Nos llenaron la cabeza de fechas, fórmulas y banderitas, pero jamás nos enseñaron a cuestionar por qué el mundo está tan mal repartido. Nos querían en fila, callados, tomando apuntes como si la vida fuera un examen eterno que nunca se aprueba del todo. Y así nos criaron: dóciles, temerosos, obedientes. Perfectos para el sistema.
La escuela no fue un lugar para crecer, fue un molde para encajar. Nos enseñaron a repetir, no a crear. A competir, no a colaborar. A levantar la mano para hablar, como si opinar fuera un privilegio y no un derecho. ¿Y después se preguntan por qué salimos frustrados, confundidos, anestesiados?
Nos vendieron la educación como la llave del futuro, pero esa llave abre la puerta de un cubículo, no de la libertad. La educación que tenemos no transforma, domestica. No despierta, adormece.

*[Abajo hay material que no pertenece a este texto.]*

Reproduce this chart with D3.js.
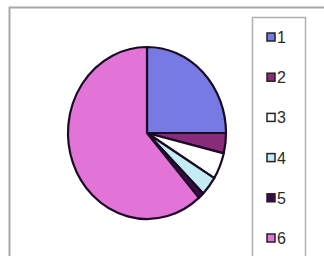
<!DOCTYPE html>
<html>
<head>
<meta charset="utf-8">
<script src="https://cdn.jsdelivr.net/npm/d3@7"></script>
<style>
  body { margin: 0; background: #fff; }
  svg { display: block; font-family: "Liberation Sans", Arial, sans-serif; }
</style>
</head>
<body>
<div id="chart"></div>
<script>
// datos
const categorias = ["1", "2", "3", "4", "5", "6"];
const valores = [25, 3.8, 5, 3.6, 1.2, 61.4];
const colores = ["#767ae2", "#8a2a7a", "#ffffff", "#c4ecf4", "#3c0a4c", "#e274d8"];

const W = 324, H = 256;
const cx = 147, cy = 133, rx = 79, ry = 86;

const svg = d3.select("#chart").append("svg")
  .attr("width", W).attr("height", H);

// marco exterior
svg.append("rect")
  .attr("x", 9.5).attr("y", 7.5)
  .attr("width", 330).attr("height", 270)
  .attr("fill", "#fff").attr("stroke", "#a8a8a8").attr("stroke-width", 2);

const pie = d3.pie().sort(null).value(d => d)(valores);
const arc = d3.arc().innerRadius(0).outerRadius(rx);

const g = svg.append("g")
  .attr("transform", `translate(${cx},${cy}) scale(1,${ry / rx})`);

g.selectAll("path")
  .data(pie)
  .enter()
  .append("path")
  .attr("d", arc)
  .attr("fill", (d, i) => colores[i])
  .attr("stroke", "#1a0a24")
  .attr("stroke-width", 2.2)
  .attr("vector-effect", "non-scaling-stroke")
  .attr("stroke-linejoin", "round");

// leyenda
svg.append("rect")
  .attr("x", 252.5).attr("y", 17.5)
  .attr("width", 53).attr("height", 260)
  .attr("fill", "#fff").attr("stroke", "#b0b0b0").attr("stroke-width", 1.5);

const y = d3.scalePoint().domain(categorias).range([37, 238]);

const items = svg.selectAll(".item")
  .data(categorias)
  .enter()
  .append("g")
  .attr("transform", d => `translate(0,${y(d)})`);

items.append("rect")
  .attr("x", 267).attr("y", -4)
  .attr("width", 8).attr("height", 8)
  .attr("fill", (d, i) => colores[i])
  .attr("stroke", "#222")
  .attr("stroke-width", 1.5);

items.append("text")
  .attr("x", 277).attr("y", 6)
  .attr("font-size", 16)
  .attr("fill", "#2a2a2a")
  .text(d => d);
</script>
</body>
</html>
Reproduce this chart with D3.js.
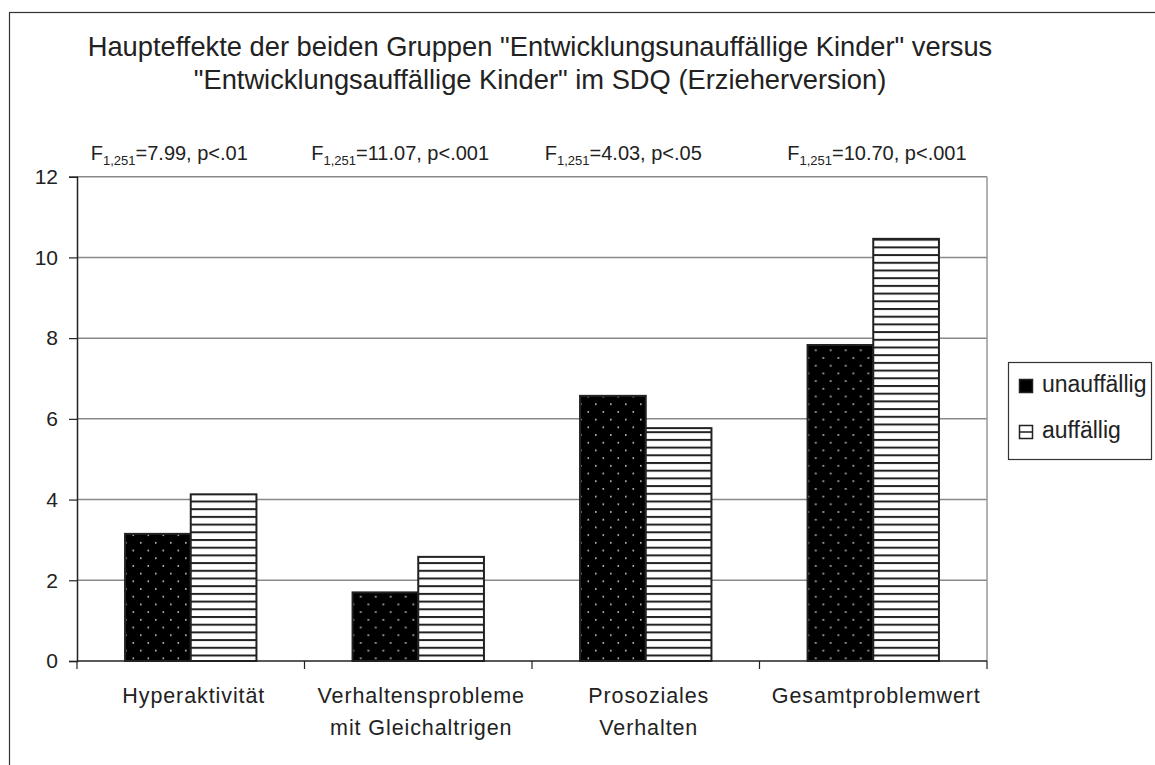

Es un simulacro de conocimiento donde lo importante no es lo que pensás, sino si sabés jugar el juego.
Y nosotros seguimos repitiendo el ciclo: aplaudimos diplomas, celebramos rankings, medimos todo con notas… como si eso sirviera para algo más que alimentar la maquinaria.
Ya es hora de tirar abajo la escuela del miedo. De dejar de formar engranajes y empezar a formar personas. Porque si no, vamos a seguir graduándonos… pero de esclavos.